Set the listing down unchanged, minus every embedded image.

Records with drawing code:
-- Begin --

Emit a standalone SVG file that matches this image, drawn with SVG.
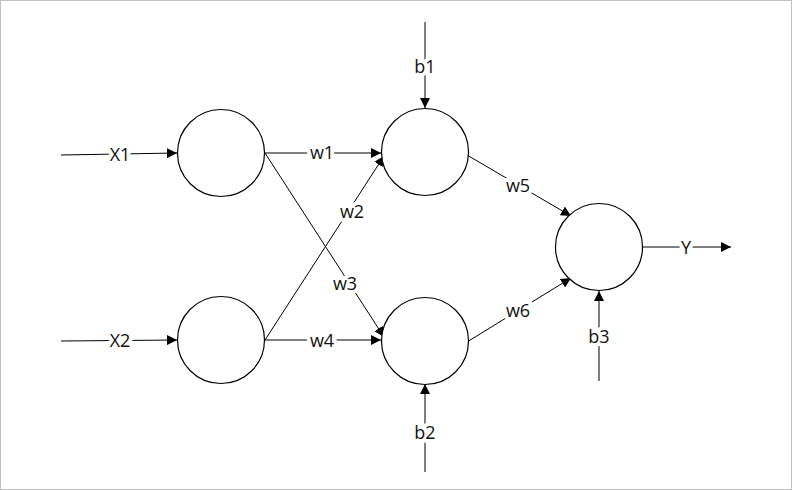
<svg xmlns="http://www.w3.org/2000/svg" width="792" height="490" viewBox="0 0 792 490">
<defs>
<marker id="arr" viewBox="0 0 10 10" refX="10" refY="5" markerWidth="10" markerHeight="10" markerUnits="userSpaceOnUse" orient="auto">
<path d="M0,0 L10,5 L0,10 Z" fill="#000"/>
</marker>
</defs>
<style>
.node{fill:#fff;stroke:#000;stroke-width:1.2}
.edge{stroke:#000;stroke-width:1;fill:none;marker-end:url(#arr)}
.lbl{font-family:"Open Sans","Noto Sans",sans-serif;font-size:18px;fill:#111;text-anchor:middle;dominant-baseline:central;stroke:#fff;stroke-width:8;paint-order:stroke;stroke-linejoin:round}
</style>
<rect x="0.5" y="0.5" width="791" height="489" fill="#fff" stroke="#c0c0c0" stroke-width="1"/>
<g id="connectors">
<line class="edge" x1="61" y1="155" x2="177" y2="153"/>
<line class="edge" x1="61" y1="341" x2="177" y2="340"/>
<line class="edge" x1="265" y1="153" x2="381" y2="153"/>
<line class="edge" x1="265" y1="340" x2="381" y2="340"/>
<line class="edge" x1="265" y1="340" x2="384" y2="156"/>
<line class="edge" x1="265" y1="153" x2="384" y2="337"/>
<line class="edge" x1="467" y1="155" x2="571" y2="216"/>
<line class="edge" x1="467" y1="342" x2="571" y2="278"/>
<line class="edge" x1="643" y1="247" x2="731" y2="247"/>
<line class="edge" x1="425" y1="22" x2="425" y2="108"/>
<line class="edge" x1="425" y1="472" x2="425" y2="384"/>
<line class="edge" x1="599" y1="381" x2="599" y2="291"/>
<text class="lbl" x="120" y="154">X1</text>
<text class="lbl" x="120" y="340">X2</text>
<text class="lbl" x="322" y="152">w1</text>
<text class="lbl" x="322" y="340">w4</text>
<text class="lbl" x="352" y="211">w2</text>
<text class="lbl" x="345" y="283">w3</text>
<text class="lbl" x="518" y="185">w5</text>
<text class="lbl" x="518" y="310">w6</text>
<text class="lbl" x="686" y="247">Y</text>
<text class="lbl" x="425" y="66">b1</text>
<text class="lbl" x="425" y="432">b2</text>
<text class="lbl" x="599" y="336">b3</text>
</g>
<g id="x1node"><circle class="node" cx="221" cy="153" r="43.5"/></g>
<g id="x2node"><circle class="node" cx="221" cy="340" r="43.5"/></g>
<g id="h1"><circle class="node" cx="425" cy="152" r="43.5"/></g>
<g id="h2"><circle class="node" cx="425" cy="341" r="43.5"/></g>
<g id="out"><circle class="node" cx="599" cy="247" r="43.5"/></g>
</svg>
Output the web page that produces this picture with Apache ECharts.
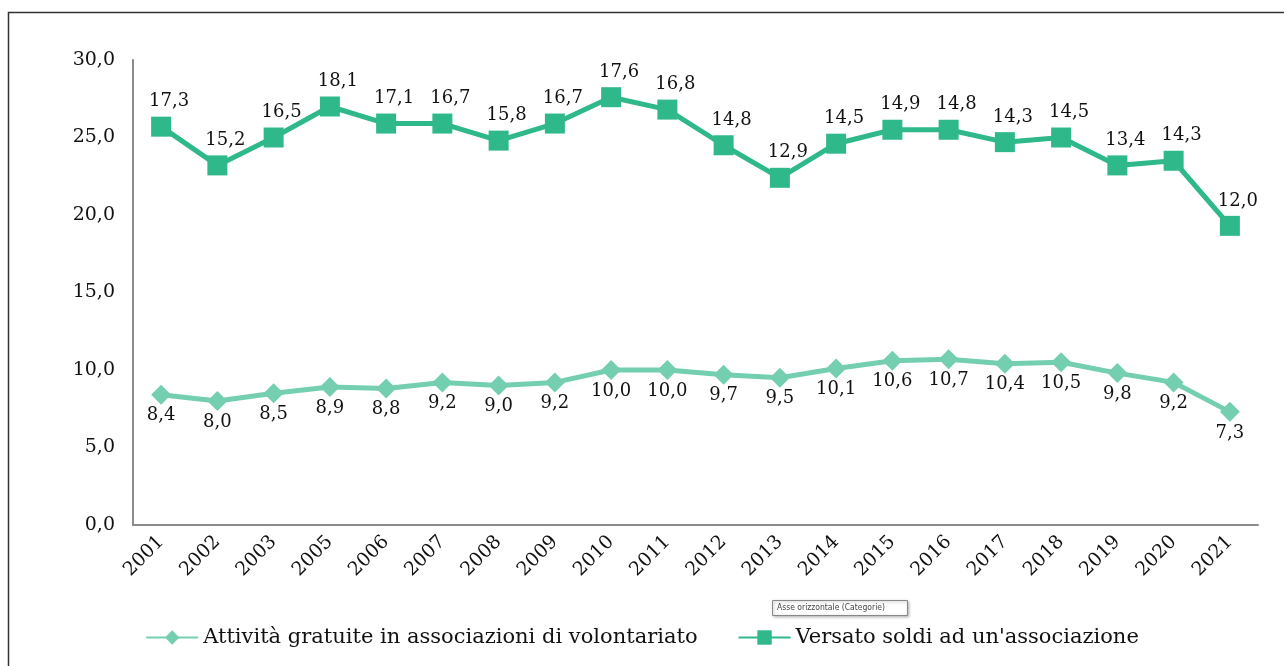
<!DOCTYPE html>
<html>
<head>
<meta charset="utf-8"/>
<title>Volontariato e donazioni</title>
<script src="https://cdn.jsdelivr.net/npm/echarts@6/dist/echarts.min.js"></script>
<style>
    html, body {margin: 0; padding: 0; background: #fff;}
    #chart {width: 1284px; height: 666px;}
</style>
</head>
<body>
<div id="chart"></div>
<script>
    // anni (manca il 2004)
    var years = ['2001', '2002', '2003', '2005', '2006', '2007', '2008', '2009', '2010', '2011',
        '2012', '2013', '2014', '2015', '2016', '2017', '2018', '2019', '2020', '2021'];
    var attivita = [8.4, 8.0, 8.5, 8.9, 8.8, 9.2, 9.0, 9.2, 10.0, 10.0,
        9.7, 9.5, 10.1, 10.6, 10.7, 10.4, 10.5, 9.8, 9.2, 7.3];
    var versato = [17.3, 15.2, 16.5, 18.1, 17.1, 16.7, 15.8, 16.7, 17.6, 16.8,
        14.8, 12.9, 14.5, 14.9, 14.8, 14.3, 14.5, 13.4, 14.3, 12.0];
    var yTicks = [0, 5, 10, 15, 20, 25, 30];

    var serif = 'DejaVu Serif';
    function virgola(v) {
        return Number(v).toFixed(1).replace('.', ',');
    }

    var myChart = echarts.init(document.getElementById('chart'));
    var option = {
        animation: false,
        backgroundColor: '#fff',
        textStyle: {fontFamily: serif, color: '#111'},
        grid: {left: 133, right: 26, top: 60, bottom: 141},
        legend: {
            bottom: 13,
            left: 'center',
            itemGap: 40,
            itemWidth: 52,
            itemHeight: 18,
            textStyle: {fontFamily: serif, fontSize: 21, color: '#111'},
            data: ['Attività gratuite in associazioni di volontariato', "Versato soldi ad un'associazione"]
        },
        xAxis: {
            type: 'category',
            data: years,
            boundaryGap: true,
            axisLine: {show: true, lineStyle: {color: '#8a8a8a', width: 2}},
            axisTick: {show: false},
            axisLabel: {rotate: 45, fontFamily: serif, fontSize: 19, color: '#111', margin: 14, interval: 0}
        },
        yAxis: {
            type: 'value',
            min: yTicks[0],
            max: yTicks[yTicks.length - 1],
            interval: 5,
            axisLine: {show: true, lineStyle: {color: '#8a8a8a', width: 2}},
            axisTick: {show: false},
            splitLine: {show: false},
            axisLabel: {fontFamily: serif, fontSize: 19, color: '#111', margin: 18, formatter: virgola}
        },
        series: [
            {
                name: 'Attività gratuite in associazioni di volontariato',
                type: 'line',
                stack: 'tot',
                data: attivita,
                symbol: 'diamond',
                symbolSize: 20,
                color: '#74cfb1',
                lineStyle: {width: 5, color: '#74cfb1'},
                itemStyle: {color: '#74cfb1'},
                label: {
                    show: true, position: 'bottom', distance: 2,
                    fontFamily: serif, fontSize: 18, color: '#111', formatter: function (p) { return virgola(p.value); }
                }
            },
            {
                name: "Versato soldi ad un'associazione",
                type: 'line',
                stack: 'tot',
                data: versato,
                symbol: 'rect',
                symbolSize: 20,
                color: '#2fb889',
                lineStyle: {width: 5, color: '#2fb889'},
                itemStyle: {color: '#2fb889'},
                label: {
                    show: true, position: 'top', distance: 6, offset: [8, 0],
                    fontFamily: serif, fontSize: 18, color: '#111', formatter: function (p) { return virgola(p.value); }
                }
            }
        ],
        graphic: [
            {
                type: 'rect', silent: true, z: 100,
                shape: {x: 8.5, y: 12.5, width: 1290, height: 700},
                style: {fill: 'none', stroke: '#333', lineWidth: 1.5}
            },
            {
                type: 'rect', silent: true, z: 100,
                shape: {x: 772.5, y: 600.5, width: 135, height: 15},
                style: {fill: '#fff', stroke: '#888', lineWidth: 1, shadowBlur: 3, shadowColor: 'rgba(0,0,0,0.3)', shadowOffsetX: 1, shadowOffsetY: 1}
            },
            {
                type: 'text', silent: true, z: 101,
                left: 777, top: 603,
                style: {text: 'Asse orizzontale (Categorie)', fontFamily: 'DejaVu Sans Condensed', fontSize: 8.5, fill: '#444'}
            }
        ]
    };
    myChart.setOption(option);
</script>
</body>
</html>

-- End --

Full solution
Emit a standalone SVG file that matches this image, drawn with SVG.
<svg xmlns="http://www.w3.org/2000/svg" width="792" height="490" viewBox="0 0 792 490">
<defs>
<marker id="arr" viewBox="0 0 10 10" refX="10" refY="5" markerWidth="10" markerHeight="10" markerUnits="userSpaceOnUse" orient="auto">
<path d="M0,0 L10,5 L0,10 Z" fill="#000"/>
</marker>
</defs>
<style>
.node{fill:#fff;stroke:#000;stroke-width:1.2}
.edge{stroke:#000;stroke-width:1;fill:none;marker-end:url(#arr)}
.lbl{font-family:"Open Sans","Noto Sans",sans-serif;font-size:18px;fill:#111;text-anchor:middle;dominant-baseline:central;stroke:#fff;stroke-width:8;paint-order:stroke;stroke-linejoin:round}
</style>
<rect x="0.5" y="0.5" width="791" height="489" fill="#fff" stroke="#c0c0c0" stroke-width="1"/>
<g id="connectors">
<line class="edge" x1="61" y1="155" x2="177" y2="153"/>
<line class="edge" x1="61" y1="341" x2="177" y2="340"/>
<line class="edge" x1="265" y1="153" x2="381" y2="153"/>
<line class="edge" x1="265" y1="340" x2="381" y2="340"/>
<line class="edge" x1="265" y1="340" x2="384" y2="156"/>
<line class="edge" x1="265" y1="153" x2="384" y2="337"/>
<line class="edge" x1="467" y1="155" x2="571" y2="216"/>
<line class="edge" x1="467" y1="342" x2="571" y2="278"/>
<line class="edge" x1="643" y1="247" x2="731" y2="247"/>
<line class="edge" x1="425" y1="22" x2="425" y2="108"/>
<line class="edge" x1="425" y1="472" x2="425" y2="384"/>
<line class="edge" x1="599" y1="381" x2="599" y2="291"/>
<text class="lbl" x="120" y="154">X1</text>
<text class="lbl" x="120" y="340">X2</text>
<text class="lbl" x="322" y="152">w1</text>
<text class="lbl" x="322" y="340">w4</text>
<text class="lbl" x="352" y="211">w2</text>
<text class="lbl" x="345" y="283">w3</text>
<text class="lbl" x="518" y="185">w5</text>
<text class="lbl" x="518" y="310">w6</text>
<text class="lbl" x="686" y="247">Y</text>
<text class="lbl" x="425" y="66">b1</text>
<text class="lbl" x="425" y="432">b2</text>
<text class="lbl" x="599" y="336">b3</text>
</g>
<g id="x1node"><circle class="node" cx="221" cy="153" r="43.5"/></g>
<g id="x2node"><circle class="node" cx="221" cy="340" r="43.5"/></g>
<g id="h1"><circle class="node" cx="425" cy="152" r="43.5"/></g>
<g id="h2"><circle class="node" cx="425" cy="341" r="43.5"/></g>
<g id="out"><circle class="node" cx="599" cy="247" r="43.5"/></g>
</svg>
Output the web page that produces this picture with Apache ECharts.
<!DOCTYPE html>
<html>
<head>
<meta charset="utf-8"/>
<title>Volontariato e donazioni</title>
<script src="https://cdn.jsdelivr.net/npm/echarts@6/dist/echarts.min.js"></script>
<style>
    html, body {margin: 0; padding: 0; background: #fff;}
    #chart {width: 1284px; height: 666px;}
</style>
</head>
<body>
<div id="chart"></div>
<script>
    // anni (manca il 2004)
    var years = ['2001', '2002', '2003', '2005', '2006', '2007', '2008', '2009', '2010', '2011',
        '2012', '2013', '2014', '2015', '2016', '2017', '2018', '2019', '2020', '2021'];
    var attivita = [8.4, 8.0, 8.5, 8.9, 8.8, 9.2, 9.0, 9.2, 10.0, 10.0,
        9.7, 9.5, 10.1, 10.6, 10.7, 10.4, 10.5, 9.8, 9.2, 7.3];
    var versato = [17.3, 15.2, 16.5, 18.1, 17.1, 16.7, 15.8, 16.7, 17.6, 16.8,
        14.8, 12.9, 14.5, 14.9, 14.8, 14.3, 14.5, 13.4, 14.3, 12.0];
    var yTicks = [0, 5, 10, 15, 20, 25, 30];

    var serif = 'DejaVu Serif';
    function virgola(v) {
        return Number(v).toFixed(1).replace('.', ',');
    }

    var myChart = echarts.init(document.getElementById('chart'));
    var option = {
        animation: false,
        backgroundColor: '#fff',
        textStyle: {fontFamily: serif, color: '#111'},
        grid: {left: 133, right: 26, top: 60, bottom: 141},
        legend: {
            bottom: 13,
            left: 'center',
            itemGap: 40,
            itemWidth: 52,
            itemHeight: 18,
            textStyle: {fontFamily: serif, fontSize: 21, color: '#111'},
            data: ['Attività gratuite in associazioni di volontariato', "Versato soldi ad un'associazione"]
        },
        xAxis: {
            type: 'category',
            data: years,
            boundaryGap: true,
            axisLine: {show: true, lineStyle: {color: '#8a8a8a', width: 2}},
            axisTick: {show: false},
            axisLabel: {rotate: 45, fontFamily: serif, fontSize: 19, color: '#111', margin: 14, interval: 0}
        },
        yAxis: {
            type: 'value',
            min: yTicks[0],
            max: yTicks[yTicks.length - 1],
            interval: 5,
            axisLine: {show: true, lineStyle: {color: '#8a8a8a', width: 2}},
            axisTick: {show: false},
            splitLine: {show: false},
            axisLabel: {fontFamily: serif, fontSize: 19, color: '#111', margin: 18, formatter: virgola}
        },
        series: [
            {
                name: 'Attività gratuite in associazioni di volontariato',
                type: 'line',
                stack: 'tot',
                data: attivita,
                symbol: 'diamond',
                symbolSize: 20,
                color: '#74cfb1',
                lineStyle: {width: 5, color: '#74cfb1'},
                itemStyle: {color: '#74cfb1'},
                label: {
                    show: true, position: 'bottom', distance: 2,
                    fontFamily: serif, fontSize: 18, color: '#111', formatter: function (p) { return virgola(p.value); }
                }
            },
            {
                name: "Versato soldi ad un'associazione",
                type: 'line',
                stack: 'tot',
                data: versato,
                symbol: 'rect',
                symbolSize: 20,
                color: '#2fb889',
                lineStyle: {width: 5, color: '#2fb889'},
                itemStyle: {color: '#2fb889'},
                label: {
                    show: true, position: 'top', distance: 6, offset: [8, 0],
                    fontFamily: serif, fontSize: 18, color: '#111', formatter: function (p) { return virgola(p.value); }
                }
            }
        ],
        graphic: [
            {
                type: 'rect', silent: true, z: 100,
                shape: {x: 8.5, y: 12.5, width: 1290, height: 700},
                style: {fill: 'none', stroke: '#333', lineWidth: 1.5}
            },
            {
                type: 'rect', silent: true, z: 100,
                shape: {x: 772.5, y: 600.5, width: 135, height: 15},
                style: {fill: '#fff', stroke: '#888', lineWidth: 1, shadowBlur: 3, shadowColor: 'rgba(0,0,0,0.3)', shadowOffsetX: 1, shadowOffsetY: 1}
            },
            {
                type: 'text', silent: true, z: 101,
                left: 777, top: 603,
                style: {text: 'Asse orizzontale (Categorie)', fontFamily: 'DejaVu Sans Condensed', fontSize: 8.5, fill: '#444'}
            }
        ]
    };
    myChart.setOption(option);
</script>
</body>
</html>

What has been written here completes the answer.